2048434The Truth about Marriage — Chapter XXXVWalter Brown Murray

CHAPTER XXXV

A THOUGHTLESS HUSBAND

Here is another question: "Is a thoughtless husband really at heart unloving?"

By this question I understand that the "thoughtless husband" mentioned is one who tries to have his own way and gives little thought to the wife in his attitudes and actions. He thinks he ought to rule because husbands have always ruled, and have his way, or have been supposed to rule and have their way, and he does not really take anyone else into consideration in his decisions.

Of course, such a man is in the wrong. He is apt to appear to be a brute.
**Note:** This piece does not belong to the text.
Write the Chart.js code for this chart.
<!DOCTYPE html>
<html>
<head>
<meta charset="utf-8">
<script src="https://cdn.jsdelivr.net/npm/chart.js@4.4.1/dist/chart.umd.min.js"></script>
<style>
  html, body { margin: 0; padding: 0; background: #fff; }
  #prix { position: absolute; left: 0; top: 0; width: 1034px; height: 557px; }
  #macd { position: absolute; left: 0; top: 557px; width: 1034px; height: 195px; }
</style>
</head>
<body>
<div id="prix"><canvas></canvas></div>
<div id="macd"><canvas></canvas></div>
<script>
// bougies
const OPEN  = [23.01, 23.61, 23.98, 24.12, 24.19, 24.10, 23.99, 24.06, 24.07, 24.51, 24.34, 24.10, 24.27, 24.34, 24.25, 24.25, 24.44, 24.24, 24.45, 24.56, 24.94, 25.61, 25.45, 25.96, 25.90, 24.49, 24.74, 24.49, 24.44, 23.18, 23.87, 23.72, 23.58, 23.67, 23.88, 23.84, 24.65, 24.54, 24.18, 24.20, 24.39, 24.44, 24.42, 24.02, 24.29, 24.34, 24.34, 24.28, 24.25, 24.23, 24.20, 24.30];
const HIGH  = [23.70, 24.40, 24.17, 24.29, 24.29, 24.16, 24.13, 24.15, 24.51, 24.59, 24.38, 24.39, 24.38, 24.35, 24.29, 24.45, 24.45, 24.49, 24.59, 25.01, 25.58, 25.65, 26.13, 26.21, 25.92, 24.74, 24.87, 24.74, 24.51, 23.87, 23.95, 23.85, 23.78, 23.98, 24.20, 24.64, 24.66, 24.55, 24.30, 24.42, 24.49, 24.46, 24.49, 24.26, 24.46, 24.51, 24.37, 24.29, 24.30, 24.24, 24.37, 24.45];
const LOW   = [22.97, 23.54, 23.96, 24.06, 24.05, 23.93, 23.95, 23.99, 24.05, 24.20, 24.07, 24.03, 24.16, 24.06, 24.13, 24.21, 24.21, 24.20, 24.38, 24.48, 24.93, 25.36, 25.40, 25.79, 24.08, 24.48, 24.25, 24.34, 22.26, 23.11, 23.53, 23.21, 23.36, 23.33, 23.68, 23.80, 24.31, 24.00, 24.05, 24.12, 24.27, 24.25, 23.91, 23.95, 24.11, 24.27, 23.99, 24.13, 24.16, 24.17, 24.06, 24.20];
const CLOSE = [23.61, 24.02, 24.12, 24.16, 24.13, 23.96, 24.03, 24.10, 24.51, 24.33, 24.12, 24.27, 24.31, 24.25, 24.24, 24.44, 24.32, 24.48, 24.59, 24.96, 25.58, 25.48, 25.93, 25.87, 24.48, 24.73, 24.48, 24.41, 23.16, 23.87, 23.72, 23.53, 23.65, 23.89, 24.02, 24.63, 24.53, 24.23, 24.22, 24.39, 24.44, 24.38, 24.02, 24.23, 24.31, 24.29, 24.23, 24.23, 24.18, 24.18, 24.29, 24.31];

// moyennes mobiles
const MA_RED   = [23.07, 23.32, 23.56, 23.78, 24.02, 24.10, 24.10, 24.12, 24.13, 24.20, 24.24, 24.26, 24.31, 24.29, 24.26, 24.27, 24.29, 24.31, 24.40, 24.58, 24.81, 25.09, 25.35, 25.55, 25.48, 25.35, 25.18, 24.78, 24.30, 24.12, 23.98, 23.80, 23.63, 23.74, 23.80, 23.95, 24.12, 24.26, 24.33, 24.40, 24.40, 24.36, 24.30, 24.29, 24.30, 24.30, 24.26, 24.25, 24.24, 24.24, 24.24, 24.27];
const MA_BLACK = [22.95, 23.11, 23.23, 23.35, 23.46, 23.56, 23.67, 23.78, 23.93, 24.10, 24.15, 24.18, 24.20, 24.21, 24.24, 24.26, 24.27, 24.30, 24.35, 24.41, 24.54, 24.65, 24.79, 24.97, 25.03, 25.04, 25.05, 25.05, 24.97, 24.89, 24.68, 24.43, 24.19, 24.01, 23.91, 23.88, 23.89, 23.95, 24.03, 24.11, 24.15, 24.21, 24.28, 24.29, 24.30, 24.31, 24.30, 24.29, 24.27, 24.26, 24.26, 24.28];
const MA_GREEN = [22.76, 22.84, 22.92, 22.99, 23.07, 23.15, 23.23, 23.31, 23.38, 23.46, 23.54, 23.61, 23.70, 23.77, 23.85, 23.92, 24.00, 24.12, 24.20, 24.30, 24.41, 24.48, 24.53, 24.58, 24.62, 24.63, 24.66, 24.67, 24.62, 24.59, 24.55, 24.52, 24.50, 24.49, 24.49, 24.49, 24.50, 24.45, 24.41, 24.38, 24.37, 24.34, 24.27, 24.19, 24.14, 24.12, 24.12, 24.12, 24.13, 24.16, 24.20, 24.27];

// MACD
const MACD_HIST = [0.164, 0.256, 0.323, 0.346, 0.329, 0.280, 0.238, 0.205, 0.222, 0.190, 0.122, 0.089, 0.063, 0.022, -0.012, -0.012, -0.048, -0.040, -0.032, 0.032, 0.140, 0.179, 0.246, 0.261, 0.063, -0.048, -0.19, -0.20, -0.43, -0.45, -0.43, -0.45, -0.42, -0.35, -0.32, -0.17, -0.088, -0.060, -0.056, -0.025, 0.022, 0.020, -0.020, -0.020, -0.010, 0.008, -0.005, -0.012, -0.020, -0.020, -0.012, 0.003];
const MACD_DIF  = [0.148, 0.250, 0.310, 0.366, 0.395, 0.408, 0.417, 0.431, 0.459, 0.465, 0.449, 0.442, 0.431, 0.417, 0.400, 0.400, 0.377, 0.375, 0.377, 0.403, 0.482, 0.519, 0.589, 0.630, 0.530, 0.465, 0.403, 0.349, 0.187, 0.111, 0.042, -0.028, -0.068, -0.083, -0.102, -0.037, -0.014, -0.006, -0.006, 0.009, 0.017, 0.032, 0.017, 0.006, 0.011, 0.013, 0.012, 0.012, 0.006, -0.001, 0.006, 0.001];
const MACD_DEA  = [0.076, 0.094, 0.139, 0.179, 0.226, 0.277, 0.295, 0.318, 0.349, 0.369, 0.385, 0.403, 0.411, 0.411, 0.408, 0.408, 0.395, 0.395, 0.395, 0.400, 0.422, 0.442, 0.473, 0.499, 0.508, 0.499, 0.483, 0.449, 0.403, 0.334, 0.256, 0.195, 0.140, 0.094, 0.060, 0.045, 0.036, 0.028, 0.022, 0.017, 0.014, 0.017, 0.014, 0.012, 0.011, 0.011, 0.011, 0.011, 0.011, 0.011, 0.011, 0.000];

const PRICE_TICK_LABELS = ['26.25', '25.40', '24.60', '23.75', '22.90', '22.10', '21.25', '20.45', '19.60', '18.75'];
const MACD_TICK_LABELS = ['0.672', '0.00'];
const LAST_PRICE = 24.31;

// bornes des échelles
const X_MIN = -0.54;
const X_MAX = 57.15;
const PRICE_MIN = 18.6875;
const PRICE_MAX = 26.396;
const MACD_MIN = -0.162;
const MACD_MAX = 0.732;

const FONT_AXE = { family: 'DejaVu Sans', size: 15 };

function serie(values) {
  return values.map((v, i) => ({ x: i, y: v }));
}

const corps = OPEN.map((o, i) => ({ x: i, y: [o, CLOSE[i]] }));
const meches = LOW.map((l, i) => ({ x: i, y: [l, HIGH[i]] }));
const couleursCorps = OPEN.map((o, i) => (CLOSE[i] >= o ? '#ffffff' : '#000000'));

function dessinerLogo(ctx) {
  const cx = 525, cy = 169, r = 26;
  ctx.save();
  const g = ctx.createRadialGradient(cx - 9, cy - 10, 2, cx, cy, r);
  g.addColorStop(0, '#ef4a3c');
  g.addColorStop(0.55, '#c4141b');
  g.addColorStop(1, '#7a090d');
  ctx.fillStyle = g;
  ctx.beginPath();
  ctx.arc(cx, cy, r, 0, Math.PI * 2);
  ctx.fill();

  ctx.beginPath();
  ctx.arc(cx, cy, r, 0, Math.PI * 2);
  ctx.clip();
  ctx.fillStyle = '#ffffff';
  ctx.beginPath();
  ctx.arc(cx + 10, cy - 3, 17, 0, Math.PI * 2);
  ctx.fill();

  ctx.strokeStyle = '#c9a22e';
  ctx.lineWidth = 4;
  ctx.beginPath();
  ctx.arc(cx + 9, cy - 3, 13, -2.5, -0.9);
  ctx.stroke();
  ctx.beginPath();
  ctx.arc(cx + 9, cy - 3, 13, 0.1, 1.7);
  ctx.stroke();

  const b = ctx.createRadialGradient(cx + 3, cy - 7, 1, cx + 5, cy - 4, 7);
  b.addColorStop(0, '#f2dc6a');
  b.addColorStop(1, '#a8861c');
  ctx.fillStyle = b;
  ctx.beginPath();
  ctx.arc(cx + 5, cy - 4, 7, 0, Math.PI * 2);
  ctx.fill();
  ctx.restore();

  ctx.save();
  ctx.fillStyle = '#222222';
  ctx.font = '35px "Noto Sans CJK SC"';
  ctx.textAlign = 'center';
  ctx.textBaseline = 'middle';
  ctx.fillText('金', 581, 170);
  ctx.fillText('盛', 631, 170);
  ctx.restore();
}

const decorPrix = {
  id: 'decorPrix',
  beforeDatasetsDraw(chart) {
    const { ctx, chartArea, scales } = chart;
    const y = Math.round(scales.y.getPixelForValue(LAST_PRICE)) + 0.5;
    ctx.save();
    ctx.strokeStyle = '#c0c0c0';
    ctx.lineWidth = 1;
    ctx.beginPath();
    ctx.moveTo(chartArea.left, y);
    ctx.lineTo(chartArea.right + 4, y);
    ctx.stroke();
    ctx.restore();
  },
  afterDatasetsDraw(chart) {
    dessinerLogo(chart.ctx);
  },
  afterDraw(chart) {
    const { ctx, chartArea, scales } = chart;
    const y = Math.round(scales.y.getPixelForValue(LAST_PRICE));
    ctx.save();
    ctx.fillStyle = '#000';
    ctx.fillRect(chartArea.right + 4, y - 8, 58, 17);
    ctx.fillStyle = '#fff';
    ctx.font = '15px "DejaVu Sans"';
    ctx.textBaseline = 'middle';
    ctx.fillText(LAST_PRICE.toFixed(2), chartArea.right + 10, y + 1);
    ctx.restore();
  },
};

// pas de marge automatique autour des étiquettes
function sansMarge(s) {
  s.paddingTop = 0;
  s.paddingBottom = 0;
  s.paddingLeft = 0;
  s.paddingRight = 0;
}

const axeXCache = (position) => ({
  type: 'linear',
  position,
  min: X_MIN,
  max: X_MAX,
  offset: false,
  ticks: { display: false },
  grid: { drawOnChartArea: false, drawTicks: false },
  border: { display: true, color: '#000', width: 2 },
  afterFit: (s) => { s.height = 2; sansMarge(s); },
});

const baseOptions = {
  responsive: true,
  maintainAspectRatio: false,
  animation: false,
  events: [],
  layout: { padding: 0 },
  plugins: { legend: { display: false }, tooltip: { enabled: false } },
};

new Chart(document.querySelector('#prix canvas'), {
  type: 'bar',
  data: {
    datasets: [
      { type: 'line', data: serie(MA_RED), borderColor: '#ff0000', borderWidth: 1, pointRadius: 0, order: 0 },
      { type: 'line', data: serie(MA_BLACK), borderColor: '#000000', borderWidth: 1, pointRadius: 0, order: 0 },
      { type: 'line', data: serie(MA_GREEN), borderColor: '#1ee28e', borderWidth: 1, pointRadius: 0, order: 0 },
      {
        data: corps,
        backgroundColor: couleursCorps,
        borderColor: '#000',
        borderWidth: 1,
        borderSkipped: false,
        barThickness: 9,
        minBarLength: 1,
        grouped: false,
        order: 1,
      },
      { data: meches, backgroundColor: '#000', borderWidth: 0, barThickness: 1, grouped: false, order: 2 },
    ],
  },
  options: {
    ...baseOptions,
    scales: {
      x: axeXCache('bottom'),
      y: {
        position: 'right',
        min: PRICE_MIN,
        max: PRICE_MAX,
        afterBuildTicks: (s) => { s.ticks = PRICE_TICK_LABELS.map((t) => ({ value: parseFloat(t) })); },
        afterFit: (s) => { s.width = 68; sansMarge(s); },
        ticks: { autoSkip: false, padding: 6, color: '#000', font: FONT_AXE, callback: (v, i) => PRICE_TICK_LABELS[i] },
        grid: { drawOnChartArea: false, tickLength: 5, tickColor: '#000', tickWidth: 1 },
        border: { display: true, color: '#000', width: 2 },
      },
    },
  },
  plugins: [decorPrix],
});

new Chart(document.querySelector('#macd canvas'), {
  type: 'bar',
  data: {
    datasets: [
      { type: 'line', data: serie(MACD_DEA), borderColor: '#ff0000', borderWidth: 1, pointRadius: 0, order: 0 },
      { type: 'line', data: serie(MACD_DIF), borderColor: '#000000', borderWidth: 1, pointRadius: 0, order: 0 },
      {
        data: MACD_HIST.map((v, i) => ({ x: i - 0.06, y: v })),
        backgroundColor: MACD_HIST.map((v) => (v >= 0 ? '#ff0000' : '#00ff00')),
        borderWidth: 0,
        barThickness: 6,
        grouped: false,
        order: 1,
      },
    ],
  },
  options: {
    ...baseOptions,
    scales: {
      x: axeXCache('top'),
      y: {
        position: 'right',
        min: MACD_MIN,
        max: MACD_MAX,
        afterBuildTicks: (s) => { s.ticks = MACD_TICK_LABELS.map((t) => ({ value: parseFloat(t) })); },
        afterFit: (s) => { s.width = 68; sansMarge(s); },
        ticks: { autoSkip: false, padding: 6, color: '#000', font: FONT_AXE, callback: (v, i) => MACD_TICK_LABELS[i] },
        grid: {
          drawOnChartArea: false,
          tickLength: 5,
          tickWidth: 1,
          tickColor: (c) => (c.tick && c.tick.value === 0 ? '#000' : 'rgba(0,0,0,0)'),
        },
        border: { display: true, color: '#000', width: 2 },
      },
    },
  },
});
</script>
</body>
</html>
If his actions were viewed in the light of common day and thought of without charity in the heart, he would often be condemned as cruel and cold and hard.

But someone wants to know if, in spite of such an appearance, it may not be that such a man is not necessarily unloving. In other words, he may be actually loving, even though he does not show it.

How often you and I have seen such men portrayed in novels and in plays and in moving pictures! They are usually men of violent character, accustomed to rule with an iron hand, to dominate their households and business in a despotic way. They have a daughter who falls in love with the hero and the bully of a father tries to separate them. Well, does he do it?

Possibly for a time, but after great accidents or unhappiness he relents and we then behold the love in the father's heart. And we then forgive the old curmudgeon because we see he has a heart after all. But I am sorry for the wife and the family who have to endure him.